Paus Benedictus XVI - 9 maart 2011
Bovendien is de Veertigdagentijd een bevoorrechte tijd voor gebed. De heilige Augustinus zegt dat vasten en aalmoes “de twee vleugels van het gebed” zijn die toelaten gemakkelijker zijn vlucht te nemen tot bij God. Hij zegt:
“Gebed, dat nederig en met liefde voor de naaste gedaan wordt, met vasten en het geven van aalmoezen, met matigheid en het vergeven van beledigingen, met het geven van goede dingen en het niet betaald zetten van kwade dingen, met zich ver te houden van het kwaad en het goede te doen, gebed dat op die manier gebeurt, zoekt de vrede en verkrijgt ze ook. Met de vleugels van deze deugden, vliegt ons gebed met zekerheid op en bereikt het gemakkelijker de hemel waarheen Christus, onze vrede, ons is voorgegaan” H. Augustinus, Preken, Sermones. 206, 3 over de Vasten: PL 38, 1042.

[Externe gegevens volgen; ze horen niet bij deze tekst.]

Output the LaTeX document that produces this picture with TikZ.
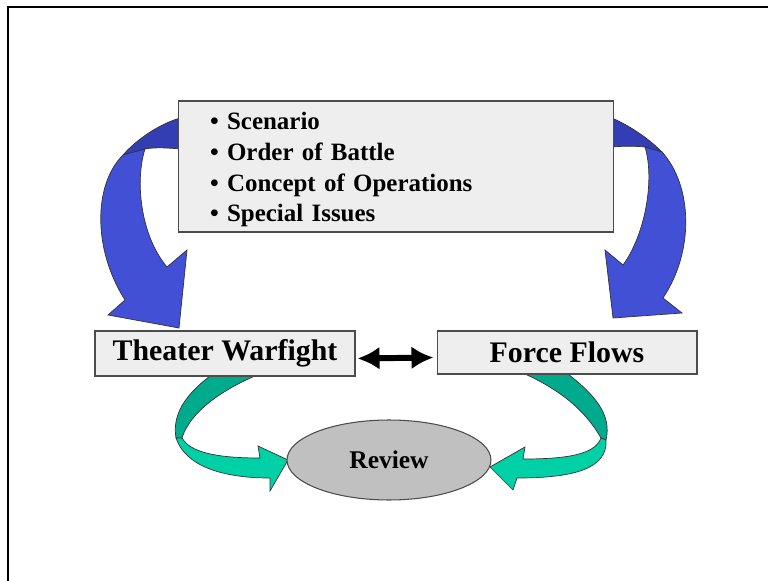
\documentclass[tikz,border=0pt]{standalone}
\usepackage{fontspec}
\setmainfont{Liberation Serif}
\usepackage{tikz}
\usetikzlibrary{arrows.meta}
\usetikzlibrary{shapes.geometric}
\definecolor{boxgray}{RGB}{238,238,238}
\definecolor{ovalgray}{RGB}{192,192,192}
\definecolor{flowblue}{RGB}{66,80,214}
\definecolor{flowbluedark}{RGB}{52,62,180}
\definecolor{flowgreen}{RGB}{0,208,166}
\definecolor{flowgreendark}{RGB}{0,170,140}

\begin{document}
\begin{tikzpicture}[x=0.02cm, y=-0.02cm,
	box/.style={rectangle, draw=black!70, line width=0.6pt, fill=boxgray, inner sep=0pt, font=\fontsize{17}{20}\selectfont\bfseries},
	ribbon/.style={draw=black!80, line width=0.4pt}]
	\useasboundingbox (0,0) rectangle (768,581);
	\draw[line width=1.1pt] (8,581) -- (8,7) -- (768,7);
	
	\filldraw[ribbon, fill=flowbluedark] (180,118) .. controls (160,124) and (138,138) .. (123,155) -- (145,149) .. controls (155,147) and (170,148) .. (180,149) -- cycle;
	\filldraw[ribbon, fill=flowblue] (123,155) .. controls (93,185) and (93,250) .. (125,300) -- (108,315) -- (179,328) -- (187,250) -- (167,267) .. controls (140,235) and (135,180) .. (145,149) -- cycle;
	
	\filldraw[ribbon, fill=flowbluedark] (612,118) .. controls (630,126) and (648,138) .. (662,152) -- (645,147) .. controls (635,146) and (622,146) .. (612,147) -- cycle;
	\filldraw[ribbon, fill=flowblue] (662,152) .. controls (692,185) and (695,250) .. (663,298) -- (682,313) -- (613,318) -- (605,250) -- (623,265) .. controls (645,235) and (655,180) .. (645,147) -- cycle;
	
	\filldraw[ribbon, fill=flowgreendark] (210,376) .. controls (185,395) and (172,415) .. (176,438) -- (182,438) .. controls (190,412) and (222,390) .. (255,376) -- cycle;
	\filldraw[ribbon, fill=flowgreen] (176,438) .. controls (185,465) and (220,478) .. (270,478) -- (270,491) -- (288,460) -- (258,446) -- (260,458) .. controls (215,458) and (190,452) .. (182,438) -- cycle;
	
	\filldraw[ribbon, fill=flowgreendark] (568,374) .. controls (595,395) and (612,415) .. (606,440) -- (601,438) .. controls (585,410) and (560,390) .. (525,374) -- cycle;
	\filldraw[ribbon, fill=flowgreen] (606,440) .. controls (608,470) and (570,478) .. (517,478) -- (513,490) -- (490,467) -- (525,447) -- (523,459) .. controls (565,459) and (595,455) .. (601,438) -- cycle;
	
	\node[box, minimum width=8.72cm, minimum height=2.62cm, text width=7.44cm, align=left, font=\fontsize{14.2}{17.5}\selectfont\bfseries] (L) at (396,166.5) {\rule{0pt}{13.5pt}• Scenario\\• Order of Battle\\• Concept of Operations\\• Special Issues};
	\node[box, minimum width=5.2cm, minimum height=0.9cm] (TW) at (225,353.5) {Theater Warfight};
	\node[box, minimum width=5.2cm, minimum height=0.86cm] (FF) at (567,352.5) {Force Flows};
	\node[ellipse, draw=black!70, line width=0.6pt, fill=ovalgray, minimum width=4.08cm, minimum height=1.6cm, inner sep=0pt, font=\fontsize{14.5}{17}\selectfont\bfseries] (R) at (389,460) {Review};
	
	\draw[{Latex[length=0.44cm,width=0.46cm]}-{Latex[length=0.44cm,width=0.46cm]}, line width=3.4pt, shorten <=0.04cm, shorten >=0.06cm] ([yshift=-0.1cm]TW.east) -- ([yshift=-0.1cm]FF.west);
\end{tikzpicture}
\end{document}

De Kerk weet dat het door onze zwakheid moeilijk is tegenover God stil te zijn en ons bewust te worden dat we schepselen zijn, van Hem afhankelijk en dat we zondaars zijn die Zijn liefde nodig hebben: daarom nodigt zij ons in deze Veertigdagentijd uit tot een getrouwer en intenser gebed en tot langduriger overweging van Gods woord. De heilige Johannes Chrysostomus roept ons op:
“maak uw huis mooi met bescheidenheid en nederigheid door de beoefening van het gebed. Maak uw woning schitterend met het licht van de rechtvaardigheid: versier uw muren met goede werken als zuiver goud en vervang muren en edelstenen door geloof en bovennatuurlijke edelmoedigheid, en plaats boven dat alles het gebed om de versiering van het geheel te voltooien. Zo bereidt gij een waardig verblijf voor de Heer, zo ontvangt ge Hem in een schitterend paleis. Hij zal u verlenen uw ziel om te vormen tot een tempel van Zijn aanwezigheid” H. Johannes Chrysostomos, Homiliën over het gebed. 6: PG 64, 446.